• [Provided material]
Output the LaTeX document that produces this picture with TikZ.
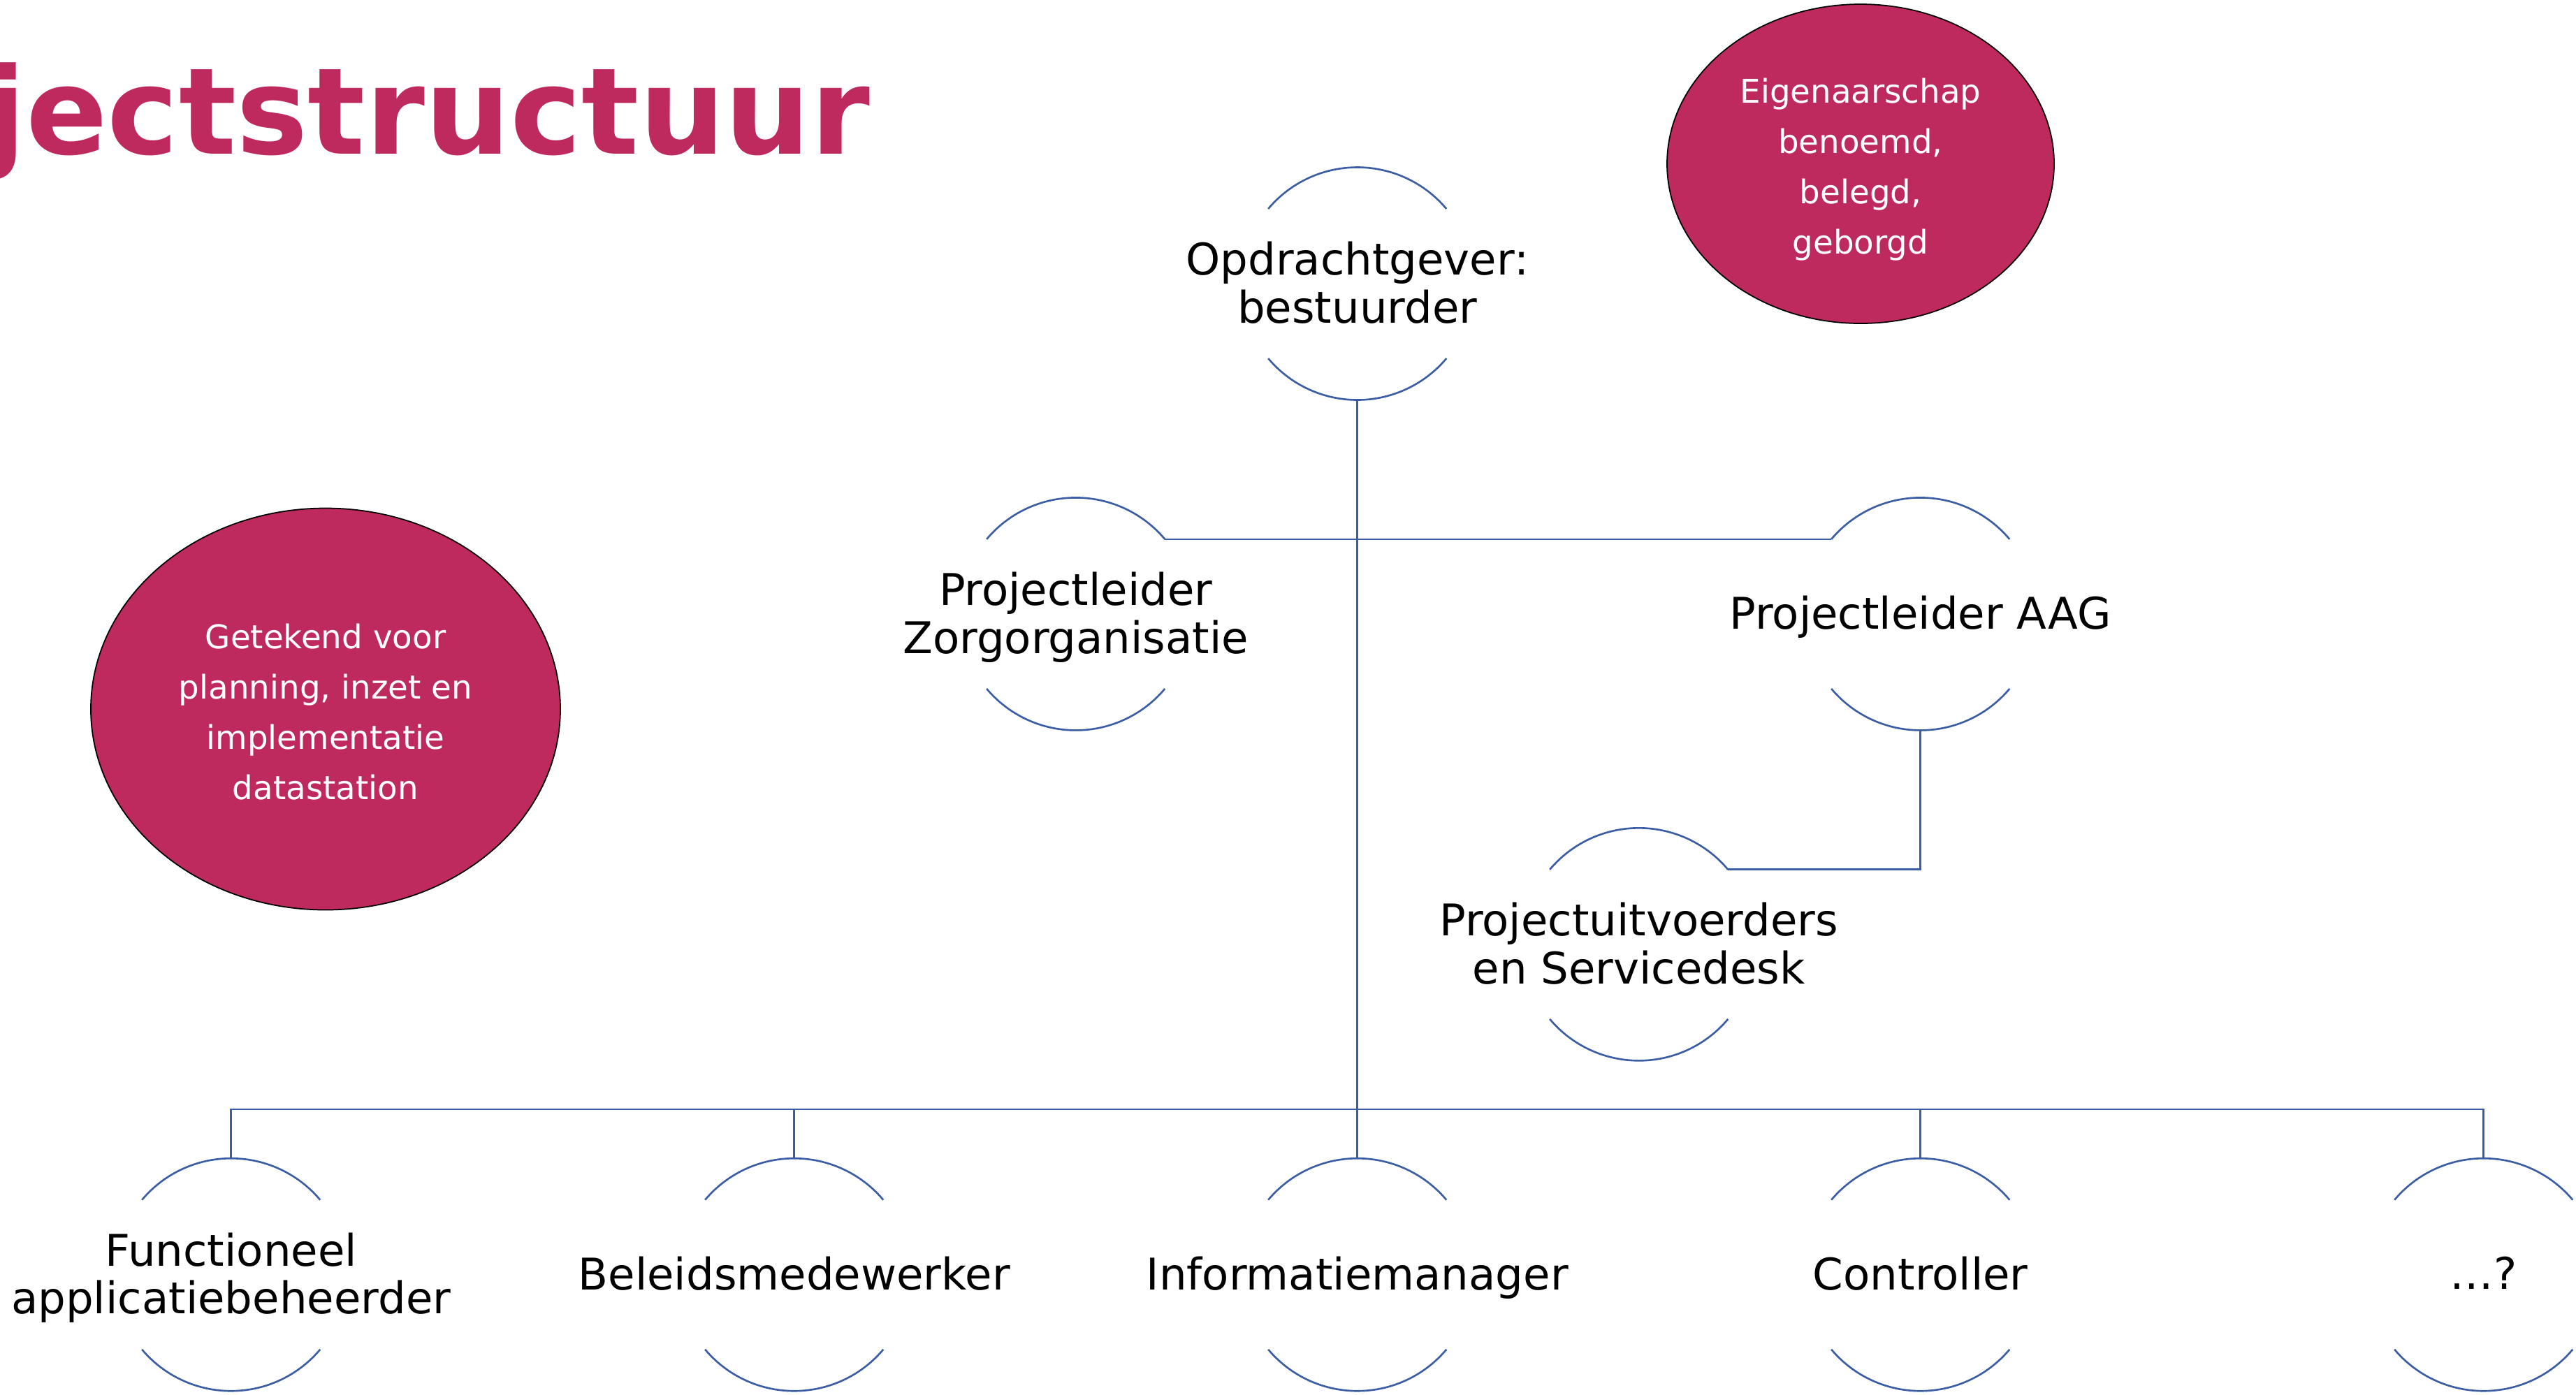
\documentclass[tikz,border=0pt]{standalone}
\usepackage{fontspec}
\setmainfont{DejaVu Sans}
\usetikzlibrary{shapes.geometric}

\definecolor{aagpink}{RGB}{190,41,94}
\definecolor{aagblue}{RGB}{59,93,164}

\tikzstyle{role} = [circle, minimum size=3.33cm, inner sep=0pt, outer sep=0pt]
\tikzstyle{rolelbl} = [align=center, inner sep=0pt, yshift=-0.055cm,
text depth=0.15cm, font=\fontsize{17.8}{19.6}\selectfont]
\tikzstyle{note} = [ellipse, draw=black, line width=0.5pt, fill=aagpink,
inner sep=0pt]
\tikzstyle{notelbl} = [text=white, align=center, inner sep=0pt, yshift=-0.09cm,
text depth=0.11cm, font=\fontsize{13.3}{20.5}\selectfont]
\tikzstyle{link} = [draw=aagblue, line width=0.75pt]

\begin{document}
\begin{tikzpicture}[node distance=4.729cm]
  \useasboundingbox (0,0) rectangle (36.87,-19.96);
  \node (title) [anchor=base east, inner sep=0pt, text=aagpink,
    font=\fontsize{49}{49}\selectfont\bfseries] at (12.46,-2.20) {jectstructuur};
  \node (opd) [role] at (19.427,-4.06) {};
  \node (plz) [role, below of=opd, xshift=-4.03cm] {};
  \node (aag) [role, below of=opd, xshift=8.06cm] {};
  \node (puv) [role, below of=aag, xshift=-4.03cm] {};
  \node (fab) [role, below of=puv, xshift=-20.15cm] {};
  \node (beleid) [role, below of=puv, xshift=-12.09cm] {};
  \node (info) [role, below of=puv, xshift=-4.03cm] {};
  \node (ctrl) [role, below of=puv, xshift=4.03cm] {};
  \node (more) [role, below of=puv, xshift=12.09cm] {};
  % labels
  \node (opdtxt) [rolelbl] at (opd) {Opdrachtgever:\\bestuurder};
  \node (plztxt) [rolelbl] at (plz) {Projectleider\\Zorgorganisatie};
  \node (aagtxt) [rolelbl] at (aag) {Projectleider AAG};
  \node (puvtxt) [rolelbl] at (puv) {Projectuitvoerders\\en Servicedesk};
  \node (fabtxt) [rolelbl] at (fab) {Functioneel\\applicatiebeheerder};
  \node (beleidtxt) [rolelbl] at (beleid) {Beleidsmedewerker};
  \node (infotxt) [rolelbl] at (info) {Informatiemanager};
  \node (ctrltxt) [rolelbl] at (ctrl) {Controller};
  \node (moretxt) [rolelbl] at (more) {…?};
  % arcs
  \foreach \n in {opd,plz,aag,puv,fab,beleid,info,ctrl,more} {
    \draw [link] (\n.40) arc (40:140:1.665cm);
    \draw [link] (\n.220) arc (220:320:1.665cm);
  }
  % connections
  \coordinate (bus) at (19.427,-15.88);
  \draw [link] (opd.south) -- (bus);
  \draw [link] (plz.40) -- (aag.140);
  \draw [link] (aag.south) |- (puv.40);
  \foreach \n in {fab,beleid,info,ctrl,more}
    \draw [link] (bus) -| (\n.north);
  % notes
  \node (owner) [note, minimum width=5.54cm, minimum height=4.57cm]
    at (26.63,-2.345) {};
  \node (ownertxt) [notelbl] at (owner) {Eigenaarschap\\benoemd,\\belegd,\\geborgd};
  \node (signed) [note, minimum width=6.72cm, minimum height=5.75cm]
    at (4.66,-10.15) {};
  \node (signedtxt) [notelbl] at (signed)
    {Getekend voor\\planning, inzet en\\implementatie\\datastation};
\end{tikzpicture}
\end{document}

• [Problem] Repeat, word for word and with no pictures, only the lines running from the beginning of the data to the line that contains "[draw=aagblue, line width=0.75pt]".

• [Completed task]
Output the LaTeX document that produces this picture with TikZ.
\documentclass[tikz,border=0pt]{standalone}
\usepackage{fontspec}
\setmainfont{DejaVu Sans}
\usetikzlibrary{shapes.geometric}

\definecolor{aagpink}{RGB}{190,41,94}
\definecolor{aagblue}{RGB}{59,93,164}

\tikzstyle{role} = [circle, minimum size=3.33cm, inner sep=0pt, outer sep=0pt]
\tikzstyle{rolelbl} = [align=center, inner sep=0pt, yshift=-0.055cm,
text depth=0.15cm, font=\fontsize{17.8}{19.6}\selectfont]
\tikzstyle{note} = [ellipse, draw=black, line width=0.5pt, fill=aagpink,
inner sep=0pt]
\tikzstyle{notelbl} = [text=white, align=center, inner sep=0pt, yshift=-0.09cm,
text depth=0.11cm, font=\fontsize{13.3}{20.5}\selectfont]
\tikzstyle{link} = [draw=aagblue, line width=0.75pt]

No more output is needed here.